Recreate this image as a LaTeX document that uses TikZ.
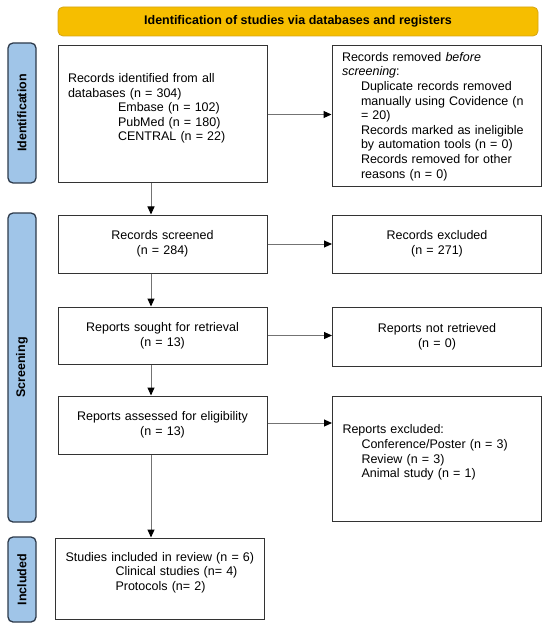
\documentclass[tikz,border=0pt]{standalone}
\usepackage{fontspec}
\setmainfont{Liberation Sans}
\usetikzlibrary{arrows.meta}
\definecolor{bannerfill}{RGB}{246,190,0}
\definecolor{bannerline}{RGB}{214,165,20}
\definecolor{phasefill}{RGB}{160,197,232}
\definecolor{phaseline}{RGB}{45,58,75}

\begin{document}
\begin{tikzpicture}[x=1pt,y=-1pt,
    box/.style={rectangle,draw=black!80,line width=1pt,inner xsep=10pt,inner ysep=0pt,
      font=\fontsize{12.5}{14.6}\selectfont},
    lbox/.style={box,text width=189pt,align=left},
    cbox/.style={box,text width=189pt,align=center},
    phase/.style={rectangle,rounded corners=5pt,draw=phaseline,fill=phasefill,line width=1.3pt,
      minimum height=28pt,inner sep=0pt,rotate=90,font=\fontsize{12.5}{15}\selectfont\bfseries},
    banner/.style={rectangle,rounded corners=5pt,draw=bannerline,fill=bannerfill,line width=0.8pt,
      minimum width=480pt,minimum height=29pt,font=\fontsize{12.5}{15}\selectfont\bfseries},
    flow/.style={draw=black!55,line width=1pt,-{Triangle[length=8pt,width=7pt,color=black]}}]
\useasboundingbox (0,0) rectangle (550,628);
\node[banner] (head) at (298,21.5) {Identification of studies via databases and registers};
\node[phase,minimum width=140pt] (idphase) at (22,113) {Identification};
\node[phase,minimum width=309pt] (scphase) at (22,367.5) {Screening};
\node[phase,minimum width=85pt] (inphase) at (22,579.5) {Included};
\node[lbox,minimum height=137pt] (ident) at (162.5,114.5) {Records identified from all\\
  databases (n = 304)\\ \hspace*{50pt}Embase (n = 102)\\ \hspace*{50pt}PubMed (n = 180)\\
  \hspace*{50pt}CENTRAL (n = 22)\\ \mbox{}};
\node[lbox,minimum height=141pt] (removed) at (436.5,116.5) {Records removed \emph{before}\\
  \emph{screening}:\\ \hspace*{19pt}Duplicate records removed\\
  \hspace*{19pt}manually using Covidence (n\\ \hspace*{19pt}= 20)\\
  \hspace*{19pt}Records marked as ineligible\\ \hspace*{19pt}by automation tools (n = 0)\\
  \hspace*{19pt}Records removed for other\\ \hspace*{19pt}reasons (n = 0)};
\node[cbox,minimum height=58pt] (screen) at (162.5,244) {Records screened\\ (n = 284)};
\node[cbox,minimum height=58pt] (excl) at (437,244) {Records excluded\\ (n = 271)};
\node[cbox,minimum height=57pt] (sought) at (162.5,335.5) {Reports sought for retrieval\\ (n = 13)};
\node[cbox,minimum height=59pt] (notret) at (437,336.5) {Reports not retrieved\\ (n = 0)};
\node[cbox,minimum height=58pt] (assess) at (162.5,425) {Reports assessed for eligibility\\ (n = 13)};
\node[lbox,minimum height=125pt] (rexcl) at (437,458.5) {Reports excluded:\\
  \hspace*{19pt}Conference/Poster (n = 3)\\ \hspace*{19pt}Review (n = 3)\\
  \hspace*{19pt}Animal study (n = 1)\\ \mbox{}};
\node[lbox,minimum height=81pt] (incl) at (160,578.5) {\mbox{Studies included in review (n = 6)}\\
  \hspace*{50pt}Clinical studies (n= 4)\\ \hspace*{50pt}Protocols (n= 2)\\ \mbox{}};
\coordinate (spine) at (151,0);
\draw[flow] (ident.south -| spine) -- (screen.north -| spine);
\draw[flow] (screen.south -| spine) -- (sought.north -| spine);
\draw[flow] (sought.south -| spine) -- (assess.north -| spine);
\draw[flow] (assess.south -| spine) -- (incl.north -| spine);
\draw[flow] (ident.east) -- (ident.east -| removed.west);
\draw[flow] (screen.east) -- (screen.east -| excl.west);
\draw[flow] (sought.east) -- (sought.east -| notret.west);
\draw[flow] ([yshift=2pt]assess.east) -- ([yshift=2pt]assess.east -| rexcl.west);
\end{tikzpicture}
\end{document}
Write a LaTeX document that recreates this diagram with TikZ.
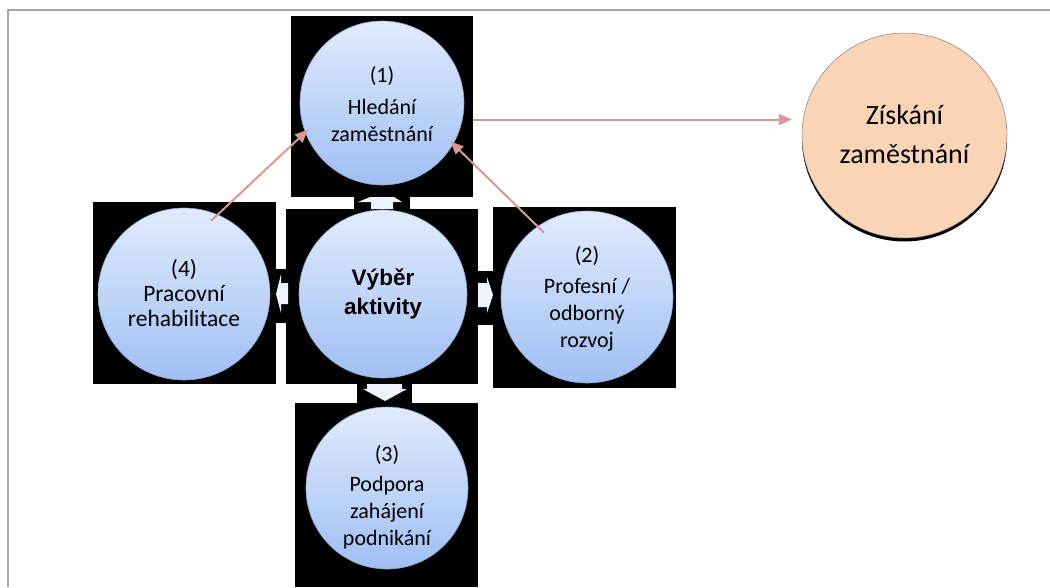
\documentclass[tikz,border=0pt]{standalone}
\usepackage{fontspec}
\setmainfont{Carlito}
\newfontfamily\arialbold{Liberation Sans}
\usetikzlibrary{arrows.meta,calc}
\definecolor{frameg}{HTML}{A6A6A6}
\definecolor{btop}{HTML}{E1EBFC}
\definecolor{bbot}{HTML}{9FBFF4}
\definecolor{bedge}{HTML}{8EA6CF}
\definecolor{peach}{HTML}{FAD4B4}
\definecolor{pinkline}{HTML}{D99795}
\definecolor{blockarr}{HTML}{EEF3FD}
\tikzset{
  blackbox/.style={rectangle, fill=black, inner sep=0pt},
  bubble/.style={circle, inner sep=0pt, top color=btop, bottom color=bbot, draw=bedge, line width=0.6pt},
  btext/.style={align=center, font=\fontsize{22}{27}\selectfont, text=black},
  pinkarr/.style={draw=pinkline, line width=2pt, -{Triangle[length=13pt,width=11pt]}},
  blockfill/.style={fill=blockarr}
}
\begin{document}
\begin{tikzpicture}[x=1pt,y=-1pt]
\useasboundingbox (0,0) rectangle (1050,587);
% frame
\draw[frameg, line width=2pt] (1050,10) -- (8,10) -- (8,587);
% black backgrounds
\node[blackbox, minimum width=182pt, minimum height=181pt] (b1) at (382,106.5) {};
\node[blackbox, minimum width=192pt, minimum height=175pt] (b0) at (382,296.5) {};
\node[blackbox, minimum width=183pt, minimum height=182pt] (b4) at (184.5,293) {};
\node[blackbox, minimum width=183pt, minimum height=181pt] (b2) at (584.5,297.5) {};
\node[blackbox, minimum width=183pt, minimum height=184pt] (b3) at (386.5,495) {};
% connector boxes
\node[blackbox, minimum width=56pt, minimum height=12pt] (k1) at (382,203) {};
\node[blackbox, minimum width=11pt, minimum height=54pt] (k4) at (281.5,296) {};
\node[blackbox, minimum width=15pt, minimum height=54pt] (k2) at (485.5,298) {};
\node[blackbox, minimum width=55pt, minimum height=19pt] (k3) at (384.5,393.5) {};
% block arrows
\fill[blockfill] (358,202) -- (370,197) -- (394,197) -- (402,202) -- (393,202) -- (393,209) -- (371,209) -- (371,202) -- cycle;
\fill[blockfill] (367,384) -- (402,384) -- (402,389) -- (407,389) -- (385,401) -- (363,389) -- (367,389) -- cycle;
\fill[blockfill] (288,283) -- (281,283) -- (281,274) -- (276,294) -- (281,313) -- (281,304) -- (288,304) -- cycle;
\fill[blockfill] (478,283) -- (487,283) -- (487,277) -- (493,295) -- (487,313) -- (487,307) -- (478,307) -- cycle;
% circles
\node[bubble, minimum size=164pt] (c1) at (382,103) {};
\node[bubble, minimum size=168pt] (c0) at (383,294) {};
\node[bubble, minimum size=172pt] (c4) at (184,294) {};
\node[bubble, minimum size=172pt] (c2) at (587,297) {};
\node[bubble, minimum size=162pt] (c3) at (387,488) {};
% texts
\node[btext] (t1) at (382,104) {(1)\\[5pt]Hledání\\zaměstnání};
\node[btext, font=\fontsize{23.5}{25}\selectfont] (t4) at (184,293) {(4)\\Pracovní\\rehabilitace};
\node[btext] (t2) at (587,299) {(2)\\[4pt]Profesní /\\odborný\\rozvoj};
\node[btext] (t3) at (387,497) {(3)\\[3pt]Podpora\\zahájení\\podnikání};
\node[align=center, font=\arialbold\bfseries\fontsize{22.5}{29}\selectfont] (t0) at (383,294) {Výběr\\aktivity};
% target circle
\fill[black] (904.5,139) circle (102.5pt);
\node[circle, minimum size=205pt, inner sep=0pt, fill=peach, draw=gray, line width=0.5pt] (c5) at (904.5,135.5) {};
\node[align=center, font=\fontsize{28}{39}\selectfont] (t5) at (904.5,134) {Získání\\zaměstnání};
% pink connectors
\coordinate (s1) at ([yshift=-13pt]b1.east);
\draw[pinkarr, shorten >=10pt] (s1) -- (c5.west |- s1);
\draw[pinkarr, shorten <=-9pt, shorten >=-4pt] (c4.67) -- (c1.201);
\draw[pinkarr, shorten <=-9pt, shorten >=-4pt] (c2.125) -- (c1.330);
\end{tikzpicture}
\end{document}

...

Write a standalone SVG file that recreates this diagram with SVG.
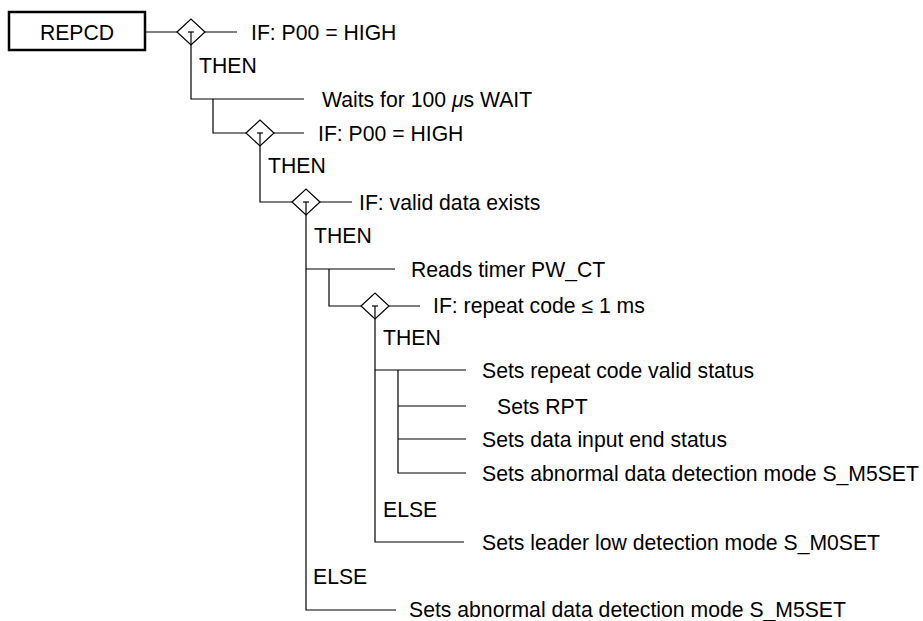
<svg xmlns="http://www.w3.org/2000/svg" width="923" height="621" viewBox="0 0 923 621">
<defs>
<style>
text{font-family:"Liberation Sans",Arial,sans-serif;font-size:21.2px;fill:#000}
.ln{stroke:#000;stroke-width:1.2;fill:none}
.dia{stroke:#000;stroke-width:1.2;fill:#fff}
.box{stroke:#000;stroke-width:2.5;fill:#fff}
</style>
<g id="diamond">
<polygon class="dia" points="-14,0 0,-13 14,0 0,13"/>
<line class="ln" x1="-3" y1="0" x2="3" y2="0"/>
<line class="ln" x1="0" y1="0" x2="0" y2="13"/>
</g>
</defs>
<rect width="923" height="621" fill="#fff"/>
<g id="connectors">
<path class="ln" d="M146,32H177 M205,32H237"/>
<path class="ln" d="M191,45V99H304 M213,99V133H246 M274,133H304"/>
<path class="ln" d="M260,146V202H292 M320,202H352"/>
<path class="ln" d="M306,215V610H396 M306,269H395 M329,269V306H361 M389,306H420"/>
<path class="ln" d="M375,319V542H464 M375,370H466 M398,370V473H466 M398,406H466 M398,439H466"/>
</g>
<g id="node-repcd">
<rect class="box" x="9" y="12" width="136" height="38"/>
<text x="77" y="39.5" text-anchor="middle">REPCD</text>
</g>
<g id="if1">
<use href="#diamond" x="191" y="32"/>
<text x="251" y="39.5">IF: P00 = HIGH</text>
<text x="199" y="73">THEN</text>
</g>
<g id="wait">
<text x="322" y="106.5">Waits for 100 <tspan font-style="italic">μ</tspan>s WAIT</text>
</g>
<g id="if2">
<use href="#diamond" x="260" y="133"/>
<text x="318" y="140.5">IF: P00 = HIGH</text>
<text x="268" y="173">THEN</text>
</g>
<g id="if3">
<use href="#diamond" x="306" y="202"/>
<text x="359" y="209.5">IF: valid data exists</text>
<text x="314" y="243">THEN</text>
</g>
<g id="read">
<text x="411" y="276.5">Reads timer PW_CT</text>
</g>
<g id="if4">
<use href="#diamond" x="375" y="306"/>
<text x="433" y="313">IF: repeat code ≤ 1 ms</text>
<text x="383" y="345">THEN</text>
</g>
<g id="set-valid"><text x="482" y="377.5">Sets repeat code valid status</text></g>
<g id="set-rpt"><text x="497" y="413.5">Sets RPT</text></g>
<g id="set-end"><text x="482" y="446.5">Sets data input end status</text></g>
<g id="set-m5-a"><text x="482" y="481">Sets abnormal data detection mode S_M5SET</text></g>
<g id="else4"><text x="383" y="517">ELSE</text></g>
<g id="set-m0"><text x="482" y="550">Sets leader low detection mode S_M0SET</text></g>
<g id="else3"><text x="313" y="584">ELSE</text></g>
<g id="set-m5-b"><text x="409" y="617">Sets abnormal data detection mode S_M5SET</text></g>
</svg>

* * *

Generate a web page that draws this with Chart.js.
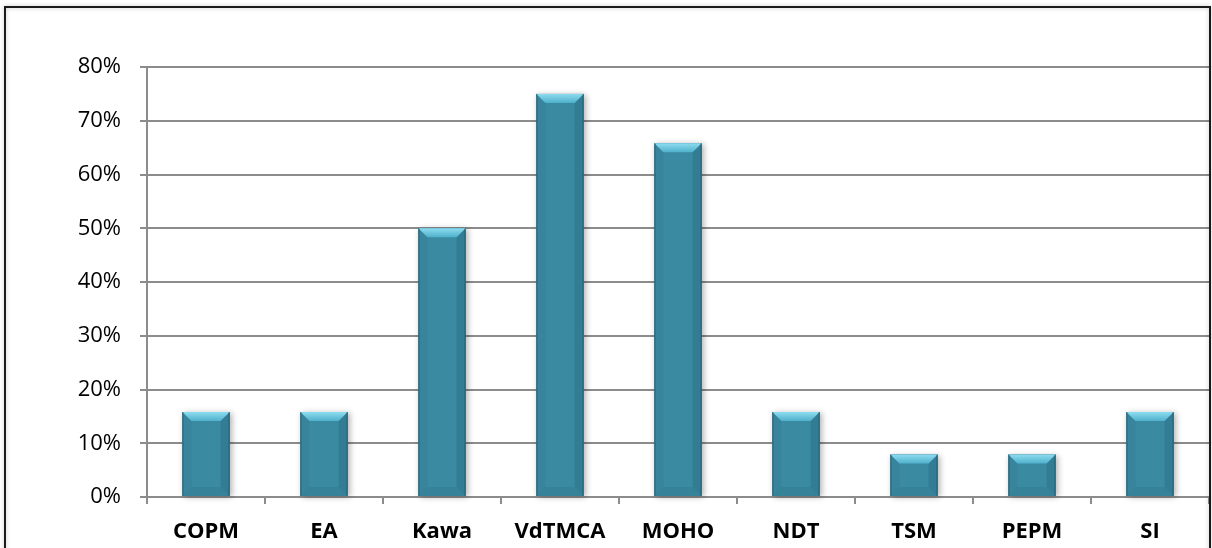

Instructions to follow:
Go through the records and pull out each line that includes the word "recreates".

Complete output:
Write a LaTeX document that recreates this diagram with TikZ.
Write a standalone SVG file that recreates this diagram with SVG.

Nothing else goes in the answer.